Ausstellung zu Landhaus-Geschichte: Politik unter NS-Symbolen

Gauleiter Franz Hofer überwachte den Bau der Erweiterung des Landhauses zum Gauhaus
Das Tiroler Landhaus wurde als Gauhaus unter den Nazis errichtet. Die Spuren der Gewaltherrschaft sind ihm bis heute eingeschrieben

Vor nicht allzulanger Zeit hielt die Tiroler Landesregierung ihre Sitzungen noch in einem rustikalen Zimmer im ersten Stock des „Neuen Landhauses“ ab. Und wer genau hinsieht, kann schnell erahnen, in welcher Zeit dieser Raum entstanden ist.

In einem der reich verzierten Holzdeckenbalken wurden eingeschnitzte Hakenkreuze nach der Befreiung von Österreich mit dem Stemmeisen zum einfachen X umgemodelt.

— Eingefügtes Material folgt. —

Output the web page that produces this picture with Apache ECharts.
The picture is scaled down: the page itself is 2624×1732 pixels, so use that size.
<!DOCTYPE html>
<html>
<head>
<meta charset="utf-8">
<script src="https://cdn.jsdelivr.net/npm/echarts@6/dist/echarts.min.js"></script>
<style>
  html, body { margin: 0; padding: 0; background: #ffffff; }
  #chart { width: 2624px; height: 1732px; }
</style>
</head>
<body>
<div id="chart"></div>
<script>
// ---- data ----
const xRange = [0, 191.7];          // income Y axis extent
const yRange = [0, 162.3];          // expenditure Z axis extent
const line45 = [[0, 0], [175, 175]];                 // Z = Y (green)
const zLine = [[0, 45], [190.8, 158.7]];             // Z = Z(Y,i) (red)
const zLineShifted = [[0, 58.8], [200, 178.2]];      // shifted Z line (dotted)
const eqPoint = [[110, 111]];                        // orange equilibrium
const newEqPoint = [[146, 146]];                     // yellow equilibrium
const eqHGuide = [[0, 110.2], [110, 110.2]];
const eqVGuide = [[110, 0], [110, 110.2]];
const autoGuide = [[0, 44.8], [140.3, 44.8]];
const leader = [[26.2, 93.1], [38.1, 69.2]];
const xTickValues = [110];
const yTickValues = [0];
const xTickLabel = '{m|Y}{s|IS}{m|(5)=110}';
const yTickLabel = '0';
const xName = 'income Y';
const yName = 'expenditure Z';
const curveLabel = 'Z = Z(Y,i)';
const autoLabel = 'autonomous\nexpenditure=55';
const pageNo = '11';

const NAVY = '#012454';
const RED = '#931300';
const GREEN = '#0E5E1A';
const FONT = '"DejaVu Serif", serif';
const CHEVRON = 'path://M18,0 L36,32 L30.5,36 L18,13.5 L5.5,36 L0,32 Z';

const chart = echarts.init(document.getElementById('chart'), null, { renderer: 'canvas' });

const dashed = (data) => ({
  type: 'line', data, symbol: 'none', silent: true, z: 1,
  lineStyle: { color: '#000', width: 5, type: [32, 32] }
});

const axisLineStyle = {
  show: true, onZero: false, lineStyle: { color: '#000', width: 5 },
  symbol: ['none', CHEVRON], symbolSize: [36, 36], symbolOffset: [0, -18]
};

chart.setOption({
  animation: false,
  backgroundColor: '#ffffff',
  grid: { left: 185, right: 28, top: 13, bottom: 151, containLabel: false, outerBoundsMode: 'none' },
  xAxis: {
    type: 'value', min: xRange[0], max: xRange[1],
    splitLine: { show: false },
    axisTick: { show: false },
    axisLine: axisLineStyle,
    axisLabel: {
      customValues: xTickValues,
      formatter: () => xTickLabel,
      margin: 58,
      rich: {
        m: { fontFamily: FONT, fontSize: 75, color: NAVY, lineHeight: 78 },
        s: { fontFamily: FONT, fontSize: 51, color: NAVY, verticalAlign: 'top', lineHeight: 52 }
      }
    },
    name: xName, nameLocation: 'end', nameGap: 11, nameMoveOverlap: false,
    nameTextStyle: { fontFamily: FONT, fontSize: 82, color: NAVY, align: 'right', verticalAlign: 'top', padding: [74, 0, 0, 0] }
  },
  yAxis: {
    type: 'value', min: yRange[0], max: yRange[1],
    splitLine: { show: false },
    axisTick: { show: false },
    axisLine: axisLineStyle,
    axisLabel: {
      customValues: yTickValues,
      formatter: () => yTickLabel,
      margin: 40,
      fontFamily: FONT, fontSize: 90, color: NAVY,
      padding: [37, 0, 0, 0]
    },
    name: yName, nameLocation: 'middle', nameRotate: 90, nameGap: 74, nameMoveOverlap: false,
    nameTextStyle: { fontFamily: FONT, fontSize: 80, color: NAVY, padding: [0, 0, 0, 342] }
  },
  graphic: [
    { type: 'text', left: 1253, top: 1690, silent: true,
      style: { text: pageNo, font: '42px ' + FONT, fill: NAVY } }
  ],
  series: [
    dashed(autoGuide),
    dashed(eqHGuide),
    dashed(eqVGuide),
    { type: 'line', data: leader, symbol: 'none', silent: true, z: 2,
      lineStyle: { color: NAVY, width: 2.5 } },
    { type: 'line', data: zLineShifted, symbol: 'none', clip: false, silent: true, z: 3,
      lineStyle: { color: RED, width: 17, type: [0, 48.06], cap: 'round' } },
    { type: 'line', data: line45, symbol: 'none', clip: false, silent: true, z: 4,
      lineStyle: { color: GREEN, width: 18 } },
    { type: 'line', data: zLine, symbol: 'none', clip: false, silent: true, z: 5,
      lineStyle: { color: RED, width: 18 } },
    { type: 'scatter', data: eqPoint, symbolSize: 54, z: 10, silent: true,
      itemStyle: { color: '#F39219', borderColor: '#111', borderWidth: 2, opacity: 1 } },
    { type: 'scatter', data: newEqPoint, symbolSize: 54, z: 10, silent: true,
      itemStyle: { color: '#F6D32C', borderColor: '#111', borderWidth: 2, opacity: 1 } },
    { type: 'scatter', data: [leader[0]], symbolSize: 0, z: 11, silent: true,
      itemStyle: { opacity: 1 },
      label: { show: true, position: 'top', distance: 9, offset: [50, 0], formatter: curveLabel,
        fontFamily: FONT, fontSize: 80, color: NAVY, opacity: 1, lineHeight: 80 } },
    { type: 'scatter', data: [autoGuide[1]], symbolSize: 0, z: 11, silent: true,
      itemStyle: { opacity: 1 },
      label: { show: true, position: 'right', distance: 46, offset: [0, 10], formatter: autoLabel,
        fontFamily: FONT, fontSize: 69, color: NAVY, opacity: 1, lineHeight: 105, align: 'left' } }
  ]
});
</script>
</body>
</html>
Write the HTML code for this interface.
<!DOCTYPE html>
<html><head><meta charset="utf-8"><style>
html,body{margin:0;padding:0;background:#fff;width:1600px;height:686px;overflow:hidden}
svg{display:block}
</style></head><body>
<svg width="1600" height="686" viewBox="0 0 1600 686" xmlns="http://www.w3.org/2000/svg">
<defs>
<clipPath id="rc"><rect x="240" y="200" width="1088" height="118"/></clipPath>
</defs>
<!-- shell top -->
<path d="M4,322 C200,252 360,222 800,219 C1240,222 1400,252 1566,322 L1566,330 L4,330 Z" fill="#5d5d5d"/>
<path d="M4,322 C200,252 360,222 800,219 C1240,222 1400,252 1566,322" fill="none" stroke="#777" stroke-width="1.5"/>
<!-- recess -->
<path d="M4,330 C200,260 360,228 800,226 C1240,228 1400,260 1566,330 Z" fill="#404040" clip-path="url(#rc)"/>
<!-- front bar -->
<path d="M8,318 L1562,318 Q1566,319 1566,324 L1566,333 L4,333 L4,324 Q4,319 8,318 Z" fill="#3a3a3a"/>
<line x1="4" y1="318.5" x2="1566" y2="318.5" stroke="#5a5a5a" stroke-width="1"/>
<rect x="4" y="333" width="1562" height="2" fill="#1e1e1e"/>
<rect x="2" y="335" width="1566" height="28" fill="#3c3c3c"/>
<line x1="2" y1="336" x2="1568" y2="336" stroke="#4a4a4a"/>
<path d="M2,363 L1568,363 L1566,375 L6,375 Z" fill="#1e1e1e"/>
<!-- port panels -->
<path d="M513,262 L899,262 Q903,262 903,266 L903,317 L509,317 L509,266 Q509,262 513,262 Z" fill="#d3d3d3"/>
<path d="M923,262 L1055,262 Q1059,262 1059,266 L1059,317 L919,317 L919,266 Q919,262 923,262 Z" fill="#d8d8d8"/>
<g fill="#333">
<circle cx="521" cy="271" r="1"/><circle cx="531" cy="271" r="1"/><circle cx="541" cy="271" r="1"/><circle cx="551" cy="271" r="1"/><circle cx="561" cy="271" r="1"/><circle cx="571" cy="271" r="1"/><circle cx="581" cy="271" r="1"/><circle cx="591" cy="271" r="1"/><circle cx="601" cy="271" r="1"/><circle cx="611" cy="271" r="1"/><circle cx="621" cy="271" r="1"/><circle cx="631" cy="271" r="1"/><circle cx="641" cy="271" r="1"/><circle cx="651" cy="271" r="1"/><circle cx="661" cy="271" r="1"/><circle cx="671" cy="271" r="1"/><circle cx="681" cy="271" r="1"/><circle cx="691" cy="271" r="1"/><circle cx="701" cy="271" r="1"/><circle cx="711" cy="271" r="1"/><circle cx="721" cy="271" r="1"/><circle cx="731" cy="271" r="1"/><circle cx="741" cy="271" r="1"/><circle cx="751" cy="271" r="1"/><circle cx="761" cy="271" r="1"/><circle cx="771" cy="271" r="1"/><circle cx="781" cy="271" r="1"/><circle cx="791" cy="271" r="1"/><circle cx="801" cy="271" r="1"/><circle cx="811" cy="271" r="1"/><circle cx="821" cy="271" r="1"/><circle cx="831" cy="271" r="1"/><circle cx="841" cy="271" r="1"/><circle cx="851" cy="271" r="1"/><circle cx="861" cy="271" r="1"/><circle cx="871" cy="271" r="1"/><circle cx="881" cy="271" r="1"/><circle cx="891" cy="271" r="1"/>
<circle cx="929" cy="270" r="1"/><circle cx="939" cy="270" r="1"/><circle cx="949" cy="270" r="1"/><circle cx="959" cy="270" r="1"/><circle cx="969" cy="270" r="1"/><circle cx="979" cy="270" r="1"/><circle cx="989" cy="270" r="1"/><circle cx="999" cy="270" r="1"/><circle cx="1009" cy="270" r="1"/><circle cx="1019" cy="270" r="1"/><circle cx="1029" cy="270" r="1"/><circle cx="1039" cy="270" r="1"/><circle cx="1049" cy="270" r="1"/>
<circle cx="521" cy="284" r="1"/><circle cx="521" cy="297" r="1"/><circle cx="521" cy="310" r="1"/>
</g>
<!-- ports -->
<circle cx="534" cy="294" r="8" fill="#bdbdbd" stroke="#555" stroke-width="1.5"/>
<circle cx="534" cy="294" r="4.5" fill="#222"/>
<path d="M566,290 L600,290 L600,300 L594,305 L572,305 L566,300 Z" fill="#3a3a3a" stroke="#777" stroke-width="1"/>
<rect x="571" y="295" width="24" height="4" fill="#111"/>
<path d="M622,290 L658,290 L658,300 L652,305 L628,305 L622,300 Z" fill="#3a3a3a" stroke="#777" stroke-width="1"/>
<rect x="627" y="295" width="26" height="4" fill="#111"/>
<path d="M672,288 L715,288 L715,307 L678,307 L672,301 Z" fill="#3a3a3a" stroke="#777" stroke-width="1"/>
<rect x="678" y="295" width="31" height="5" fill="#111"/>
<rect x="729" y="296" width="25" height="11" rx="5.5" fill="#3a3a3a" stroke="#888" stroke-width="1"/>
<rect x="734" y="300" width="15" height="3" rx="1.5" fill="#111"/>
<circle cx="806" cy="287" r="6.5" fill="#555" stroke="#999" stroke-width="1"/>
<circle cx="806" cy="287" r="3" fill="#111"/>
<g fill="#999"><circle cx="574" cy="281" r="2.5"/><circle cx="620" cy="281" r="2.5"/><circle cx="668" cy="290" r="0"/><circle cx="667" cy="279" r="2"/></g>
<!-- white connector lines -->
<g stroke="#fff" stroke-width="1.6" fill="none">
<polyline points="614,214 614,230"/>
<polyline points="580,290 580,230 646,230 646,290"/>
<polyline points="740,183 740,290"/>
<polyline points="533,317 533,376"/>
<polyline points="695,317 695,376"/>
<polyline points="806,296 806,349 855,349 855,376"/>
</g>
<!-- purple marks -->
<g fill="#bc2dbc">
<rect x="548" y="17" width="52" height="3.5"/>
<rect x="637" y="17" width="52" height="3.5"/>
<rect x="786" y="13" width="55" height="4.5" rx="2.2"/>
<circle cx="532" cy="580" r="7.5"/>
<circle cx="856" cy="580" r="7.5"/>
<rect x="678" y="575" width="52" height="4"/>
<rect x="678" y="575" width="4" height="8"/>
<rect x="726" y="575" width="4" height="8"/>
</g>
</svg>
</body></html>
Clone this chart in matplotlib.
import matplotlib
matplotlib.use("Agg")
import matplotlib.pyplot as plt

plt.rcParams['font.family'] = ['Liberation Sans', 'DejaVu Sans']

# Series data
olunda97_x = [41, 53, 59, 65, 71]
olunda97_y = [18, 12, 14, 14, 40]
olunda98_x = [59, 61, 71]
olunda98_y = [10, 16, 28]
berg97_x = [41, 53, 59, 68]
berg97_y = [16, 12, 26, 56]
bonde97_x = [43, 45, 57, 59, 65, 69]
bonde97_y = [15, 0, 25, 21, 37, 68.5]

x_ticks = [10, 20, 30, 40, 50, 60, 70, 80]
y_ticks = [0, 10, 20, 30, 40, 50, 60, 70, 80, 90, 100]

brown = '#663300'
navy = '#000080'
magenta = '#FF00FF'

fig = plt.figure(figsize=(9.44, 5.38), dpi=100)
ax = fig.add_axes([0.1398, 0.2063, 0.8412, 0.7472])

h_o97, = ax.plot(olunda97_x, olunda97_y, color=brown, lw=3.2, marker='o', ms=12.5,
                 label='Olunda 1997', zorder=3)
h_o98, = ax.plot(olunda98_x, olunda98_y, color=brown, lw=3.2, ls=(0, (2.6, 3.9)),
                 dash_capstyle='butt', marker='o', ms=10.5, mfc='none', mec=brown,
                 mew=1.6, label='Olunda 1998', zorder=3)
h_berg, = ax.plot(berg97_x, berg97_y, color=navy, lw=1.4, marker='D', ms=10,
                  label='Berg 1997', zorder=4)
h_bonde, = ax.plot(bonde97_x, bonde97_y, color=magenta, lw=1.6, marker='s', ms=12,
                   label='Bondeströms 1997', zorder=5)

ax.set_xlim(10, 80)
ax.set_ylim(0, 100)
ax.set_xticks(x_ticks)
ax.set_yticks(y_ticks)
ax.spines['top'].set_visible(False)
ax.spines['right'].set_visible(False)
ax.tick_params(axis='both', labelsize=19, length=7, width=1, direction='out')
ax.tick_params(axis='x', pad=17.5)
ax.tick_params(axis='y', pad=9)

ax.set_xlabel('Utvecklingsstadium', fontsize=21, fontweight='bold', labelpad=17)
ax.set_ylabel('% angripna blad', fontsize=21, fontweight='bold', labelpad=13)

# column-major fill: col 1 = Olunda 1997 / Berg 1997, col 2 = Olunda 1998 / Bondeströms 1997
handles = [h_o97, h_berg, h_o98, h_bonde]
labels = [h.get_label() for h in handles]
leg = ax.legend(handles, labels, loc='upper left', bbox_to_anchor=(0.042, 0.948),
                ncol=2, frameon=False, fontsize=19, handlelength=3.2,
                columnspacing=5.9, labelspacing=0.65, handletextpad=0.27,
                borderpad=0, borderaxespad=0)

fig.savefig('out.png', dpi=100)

Andere eindeutige Symbole der Täterherrschaft der Nazis – vom Parteiadler bis zu Runen – blieben hier im ehemaligen Arbeitszimmer von Gauleiter Franz Hofer unangetastet.

Über die Vorgeschichte des in seinem Auftrag errichten Gebäudes wurde der Mantel des Schweigens gebreitet.

Nur mit Druck

Ihr widmet sich nun eine Ausstellung (ab 5. Oktober), die in Hofers Büro, einem benachbarten Sitzungssaal und einem dazwischen liegenden Raum vor Augen führt, dass hier einst die Täter die Fäden zogen. „Jetzt gehen wir es an. Es ist ein starker Schritt“, meinte Landeshauptmann Anton Mattle am Dienstag bei der Präsentation.

Es hat freilich fast acht Jahrzehnte und noch einmal ordentlich Druck gebraucht, damit die Tiroler Politik in die Gänge kam.

Ausstellung zu Landhaus-Geschichte: Politik unter NS-Symbolen

Hakenkreuze in einem Deckenbalken des "Gauleiterzimmers" wurden nach dem Weltkrieg nur kaschiert

2019 wurde die wissenschaftliche Aufarbeitung der Geschichte des Gebäudes in Auftrag gegeben. Der 2021 daraus resultierende Forschungsbericht „Vom Gauhaus zum Landhaus“ bildet die Grundlage für die Aufstellung. Ein künstlerischer Wettbewerb für ein sichtbares Erinnerungszeichen versank indes im Chaos, als die Landespolitik die Umsetzung verweigerte.

„Wir haften für unsere Geschichte“ hätte nach dem Entwurf des von einer Fachjury ausgewählten Entwurfs von Franz Wassermann auf der Fassade das einstigen Gauhauses, 1938 bis 1941 als Erweiterung des historischen Landhauses errichtet, stehen sollen.

Ausstellung zu Landhaus-Geschichte: Politik unter NS-Symbolen

Die NS-Ästhetik ist dem ehemaligen Gauhaus anzusehen

Hilde Strobl und Christian Mathies, Autoren des Forschungsberichts, haben die Ausstellung kuratiert. Und wollen diese nicht als Ersatz für eine künstlerische Intervention verstanden wissen, die sie nach wie vor befürworten. „Man kann gar nicht dagegen sein“, so Strobl.

"Unter den Teppich gekehrt"

Der Landeshauptmann wollte nicht noch einmal in diese Debatte einsteigen, die vor einem Jahr heiß geführt wurde. „Wir haben einen vermittelnden Ansatz gewählt“, so Mattle.

Günter Lieder, Präsident der Israelitschen Gemeinde für Tirol und Vorarlberg, zeigte sich bei der Präsentation mit diesem Ansatz zufrieden. Früher habe ihn aber ihm Gebäude das Gefühl beschlichen, „dass Dinge unter den Teppich gekehrt werden“.

Verbrechenszentrale

Der vorgelagerte Landhausplatz ist wiederum mit Pogrom- und Befreiungsdenkmal „Zentrum der Tiroler Gedächtniskultur“, so der am Projekt beteiligte Historiker Horst Schreiber. Man befinde sichaber eben auch „im Zentrum des Verbrechens.“

Dieser Aspekt wird nun in den Vordergrund gerückt, die bis 4. Mai 2024 laufende Ausstellung selbst von einer Reihe von Veranstaltungen begleitet. Und danach? Der über zwei Stockwerke reichende NS-Sitzungssaal werde „in das Arbeitsleben des Landhauses übergehen“, so Mattle. Das Gauleiterzimmer und der Nachbarraum sollen aber weiter zugänglich bleiben.